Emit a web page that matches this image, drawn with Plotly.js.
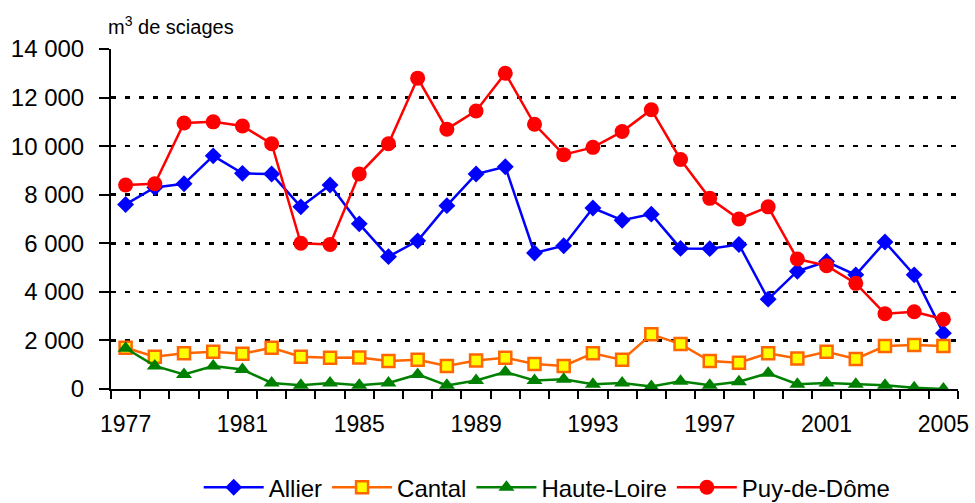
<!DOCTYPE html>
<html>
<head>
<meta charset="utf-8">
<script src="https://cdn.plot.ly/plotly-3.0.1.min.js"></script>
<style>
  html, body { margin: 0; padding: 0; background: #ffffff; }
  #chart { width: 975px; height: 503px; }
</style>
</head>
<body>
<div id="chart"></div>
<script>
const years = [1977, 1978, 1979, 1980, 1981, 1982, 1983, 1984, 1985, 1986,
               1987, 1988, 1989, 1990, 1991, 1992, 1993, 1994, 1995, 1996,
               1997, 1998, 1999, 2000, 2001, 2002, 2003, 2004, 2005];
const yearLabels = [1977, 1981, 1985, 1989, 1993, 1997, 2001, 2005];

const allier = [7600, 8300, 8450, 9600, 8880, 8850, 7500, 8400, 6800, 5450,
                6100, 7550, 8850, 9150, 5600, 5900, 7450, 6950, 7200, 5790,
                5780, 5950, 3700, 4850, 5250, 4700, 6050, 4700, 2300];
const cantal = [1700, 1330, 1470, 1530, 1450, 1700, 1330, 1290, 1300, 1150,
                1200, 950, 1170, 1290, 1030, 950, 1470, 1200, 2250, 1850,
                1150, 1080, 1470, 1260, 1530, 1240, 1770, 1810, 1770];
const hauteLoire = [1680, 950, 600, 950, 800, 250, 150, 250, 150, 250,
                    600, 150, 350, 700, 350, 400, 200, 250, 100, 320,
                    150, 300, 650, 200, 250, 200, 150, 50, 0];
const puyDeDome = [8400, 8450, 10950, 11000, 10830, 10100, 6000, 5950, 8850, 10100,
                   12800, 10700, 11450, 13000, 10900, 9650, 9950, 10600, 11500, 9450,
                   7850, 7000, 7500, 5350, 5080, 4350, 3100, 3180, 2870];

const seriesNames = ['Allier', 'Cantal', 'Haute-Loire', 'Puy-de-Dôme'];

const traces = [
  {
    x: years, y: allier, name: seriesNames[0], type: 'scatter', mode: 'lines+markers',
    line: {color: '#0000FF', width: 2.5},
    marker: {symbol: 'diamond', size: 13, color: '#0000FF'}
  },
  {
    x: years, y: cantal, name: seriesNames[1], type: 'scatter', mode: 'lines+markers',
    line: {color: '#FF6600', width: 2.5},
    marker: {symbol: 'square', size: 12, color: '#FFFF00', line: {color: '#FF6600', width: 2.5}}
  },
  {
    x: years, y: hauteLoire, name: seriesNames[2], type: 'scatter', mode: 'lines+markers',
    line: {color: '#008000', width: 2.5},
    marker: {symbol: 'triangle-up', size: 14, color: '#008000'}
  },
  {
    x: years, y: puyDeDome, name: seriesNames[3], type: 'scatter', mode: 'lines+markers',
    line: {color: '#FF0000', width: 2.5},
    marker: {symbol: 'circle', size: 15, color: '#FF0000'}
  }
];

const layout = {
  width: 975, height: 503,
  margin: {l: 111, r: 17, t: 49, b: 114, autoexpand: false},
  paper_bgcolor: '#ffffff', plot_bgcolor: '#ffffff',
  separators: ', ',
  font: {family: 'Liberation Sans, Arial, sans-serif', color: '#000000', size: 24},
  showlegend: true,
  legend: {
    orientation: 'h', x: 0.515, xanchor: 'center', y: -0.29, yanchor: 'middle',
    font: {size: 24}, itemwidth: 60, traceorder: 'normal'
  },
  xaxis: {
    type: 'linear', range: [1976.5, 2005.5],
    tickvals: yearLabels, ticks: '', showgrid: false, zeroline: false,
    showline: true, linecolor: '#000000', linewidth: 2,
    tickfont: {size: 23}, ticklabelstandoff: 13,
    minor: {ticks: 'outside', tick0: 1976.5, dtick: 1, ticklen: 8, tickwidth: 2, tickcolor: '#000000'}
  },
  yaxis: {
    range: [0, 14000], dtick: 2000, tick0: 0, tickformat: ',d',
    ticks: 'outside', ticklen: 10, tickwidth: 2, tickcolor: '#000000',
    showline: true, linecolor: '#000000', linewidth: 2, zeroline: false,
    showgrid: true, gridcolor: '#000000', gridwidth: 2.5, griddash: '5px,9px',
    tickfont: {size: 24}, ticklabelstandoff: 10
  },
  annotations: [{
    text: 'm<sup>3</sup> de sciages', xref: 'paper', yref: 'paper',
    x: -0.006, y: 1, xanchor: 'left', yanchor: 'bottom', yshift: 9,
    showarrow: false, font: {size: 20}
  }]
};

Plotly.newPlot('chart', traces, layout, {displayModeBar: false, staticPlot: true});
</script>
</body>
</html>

WHAT IS REQUIRED ▸ Write out again exactly the lines from the start of the data above through the line containing "['Allier', 'Cantal', 'Haute-Loire', 'Puy-de-Dôme'];", inclusive, excluding any pictures.

CORRECT OUTPUT ▸
Emit a web page that matches this image, drawn with Plotly.js.
<!DOCTYPE html>
<html>
<head>
<meta charset="utf-8">
<script src="https://cdn.plot.ly/plotly-3.0.1.min.js"></script>
<style>
  html, body { margin: 0; padding: 0; background: #ffffff; }
  #chart { width: 975px; height: 503px; }
</style>
</head>
<body>
<div id="chart"></div>
<script>
const years = [1977, 1978, 1979, 1980, 1981, 1982, 1983, 1984, 1985, 1986,
               1987, 1988, 1989, 1990, 1991, 1992, 1993, 1994, 1995, 1996,
               1997, 1998, 1999, 2000, 2001, 2002, 2003, 2004, 2005];
const yearLabels = [1977, 1981, 1985, 1989, 1993, 1997, 2001, 2005];

const allier = [7600, 8300, 8450, 9600, 8880, 8850, 7500, 8400, 6800, 5450,
                6100, 7550, 8850, 9150, 5600, 5900, 7450, 6950, 7200, 5790,
                5780, 5950, 3700, 4850, 5250, 4700, 6050, 4700, 2300];
const cantal = [1700, 1330, 1470, 1530, 1450, 1700, 1330, 1290, 1300, 1150,
                1200, 950, 1170, 1290, 1030, 950, 1470, 1200, 2250, 1850,
                1150, 1080, 1470, 1260, 1530, 1240, 1770, 1810, 1770];
const hauteLoire = [1680, 950, 600, 950, 800, 250, 150, 250, 150, 250,
                    600, 150, 350, 700, 350, 400, 200, 250, 100, 320,
                    150, 300, 650, 200, 250, 200, 150, 50, 0];
const puyDeDome = [8400, 8450, 10950, 11000, 10830, 10100, 6000, 5950, 8850, 10100,
                   12800, 10700, 11450, 13000, 10900, 9650, 9950, 10600, 11500, 9450,
                   7850, 7000, 7500, 5350, 5080, 4350, 3100, 3180, 2870];

const seriesNames = ['Allier', 'Cantal', 'Haute-Loire', 'Puy-de-Dôme'];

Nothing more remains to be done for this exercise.